1. Der Betrieb von Toilettenanlagen kann eine selbstständige Betriebsabteilung eines Unternehmens, das Ticketsysteme (Drehkreuzautomaten) und Hygienekonzepte für öffentliche und private Betreiber anbietet, darstellen.

2. Erbringt diese Betriebsabteilung bzw die ihr zuzuordnenden Beschäftigten überwiegend Gebäudereinigungsleistungen oder damit zusammenhängende Leistungen, so ist der Anwendungsbereich der Tarifverträge für das Gebäudereinigerhandwerk, einschließlich der Bestimmungen über den Mindestlohn, eröffnet.

3. Für die Erhebung von Säumniszuschlägen genügt bedingter Vorsatz, der dann zu bejahen ist, wenn der Geschäftsführer der Beitragspflichtigen in Kenntnis der Tatsache, dass möglicherweise tarifliche Regelungen eingreifen könnten, darauf verzichtet, weiteren Rat fachkundiger Stellen einzuholen.

 

Orientierungssatz

Das Gebot des rechtlichen Gehörs erfordert, dass den Beteiligten ausreichend Gelegenheit zur Abgabe sachgemäßer Erklärungen gegeben werden muss, dies vor allem in der mündlichen Verhandlung (vgl BSG vom 19.03.1991 - 2 RU 28/90 = SozR 3-1500 § 62 Nr 5 und vom 22.08.2000 - B 2 U 15/00 R = SozR 3-1500 § 128 Nr 14).
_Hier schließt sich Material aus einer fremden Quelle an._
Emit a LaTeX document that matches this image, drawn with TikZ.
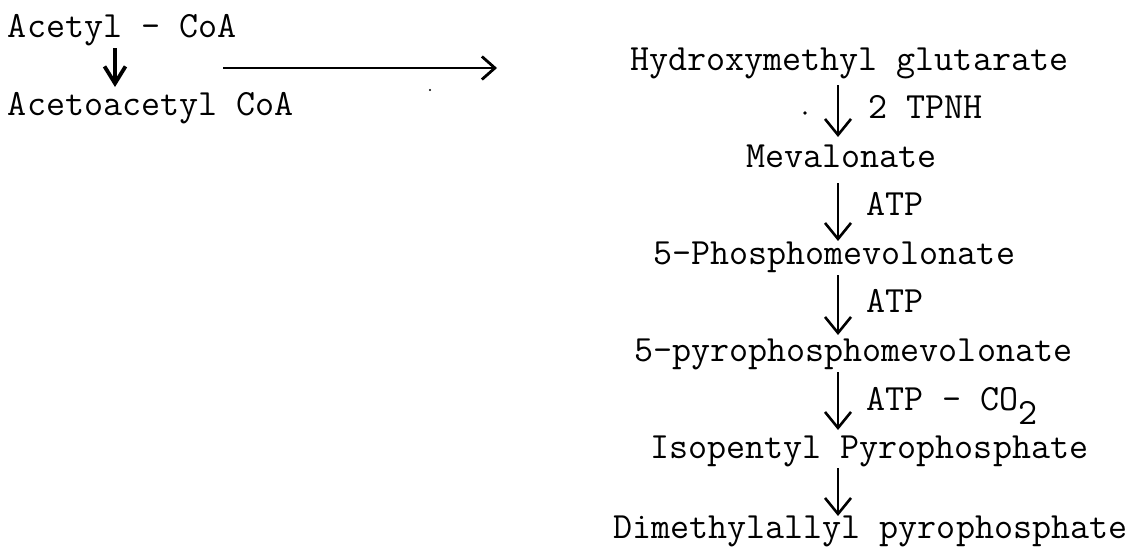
\documentclass[tikz,border=0pt]{standalone}
\usepackage{fontspec}
\usetikzlibrary{arrows.meta}
% typewriter face: a firmer strike for compounds, a plain one for cofactors
\newcommand\typedface{\ttfamily\fontsize{37}{40}\selectfont\addfontfeature{FakeBold=3}}
\newcommand\typedlight{\ttfamily\fontsize{37}{40}\selectfont\addfontfeature{FakeBold=1}}

\begin{document}
\begin{tikzpicture}[x=1pt,y=-1pt,
  chem/.style={inner sep=0pt, outer sep=0pt, anchor=base west,
    text height=22pt, text depth=7pt, font=\typedface},
  cofactor/.style={chem, font=\typedlight},
  rxn/.style={line width=2.6pt,
    -{Straight Barb[length=16pt,width=26pt,line width=2.6pt]}},
  smallrxn/.style={line width=3.6pt,
    -{Straight Barb[length=17pt,width=21pt,line width=3.8pt]}},
  feed/.style={line width=2.4pt,
    -{Straight Barb[length=13pt,width=23pt,line width=2.8pt]}},
]
\useasboundingbox (0,0) rectangle (1139,547);

% left branch
\node[chem] (acetyl) at (8,37)  {Acetyl - CoA};
\node[chem] (acac)   at (8,115) {Acetoacetyl CoA};
\coordinate (leftaxis) at (115,0);
\draw[smallrxn, shorten <=4pt, shorten >=6pt]
  (acetyl.south -| leftaxis) -- (acac.north -| leftaxis);

% feed arrow towards the main pathway
\coordinate (hstart) at (223,68);
\coordinate (hend)   at (497,68);
\draw[feed] (hstart) -- (hend);
\fill (430,90) circle (1.1pt);

% main pathway
\node[cofactor] (hmg)  at (630,70)  {Hydroxymethyl glutarate};
\node[chem]     (mev)  at (746,167) {Mevalonate};
\node[chem]     (pmev) at (653,264) {5-Phosphomevolonate};
\node[chem]     (ppmev) at (634,361) {5-pyrophosphomevolonate};
\node[chem]     (ipp)  at (650,458) {Isopentyl Pyrophosphate};
\node[chem]     (dmap) at (613,538) {Dimethylallyl pyrophosphate};

% cofactors beside the steps
\node[cofactor] (tpnh) at (868,118) {2 TPNH};
\node[cofactor] (atpa) at (866,215) {ATP};
\node[cofactor] (atpb) at (866,312) {ATP};
\node[cofactor] (atpc) at (866,410) {ATP - CO\raisebox{-14pt}{2}};
\fill (805,113) circle (1.8pt);

% reaction arrows
\coordinate (axis) at (838,0);
\draw[rxn, shorten <=8pt, shorten >=8pt] (hmg.south -| axis)   -- (mev.north -| axis);
\draw[rxn, shorten <=9pt, shorten >=1pt] (mev.south -| axis)   -- (pmev.north -| axis);
\draw[rxn, shorten <=4pt, shorten >=4pt] (pmev.south -| axis)  -- (ppmev.north -| axis);
\draw[rxn, shorten <=4pt, shorten >=6pt] (ppmev.south -| axis) -- (ipp.north -| axis);
\draw[rxn, shorten <=3pt, shorten >=0pt] (ipp.south -| axis)   -- (dmap.north -| axis);
\end{tikzpicture}
\end{document}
Wird aufgrund mündlicher Verhandlung entschieden, müssen die Beteiligten die Möglichkeit haben, daran teilzunehmen. Es kann nicht regelmäßig allein aufgrund des bloßen Absendens einer Terminmitteilung gefolgert werden, dass dieses Schreiben den Beteiligten auch erreicht hat.

 

Nachgehend

BSG (Beschluss vom 16.11.2023; Aktenzeichen B 12 BA 21/23 B)

 

Tenor

Auf die Berufung der Beklagten wird das Urteil des Sozialgerichts Karlsruhe vom 12. Dezember 2017 aufgehoben und die Klage abgewiesen.

Die Klägerin trägt die Kosten des Verfahrens in beiden Instanzen mit Ausnahme der Kosten der Beigeladenen.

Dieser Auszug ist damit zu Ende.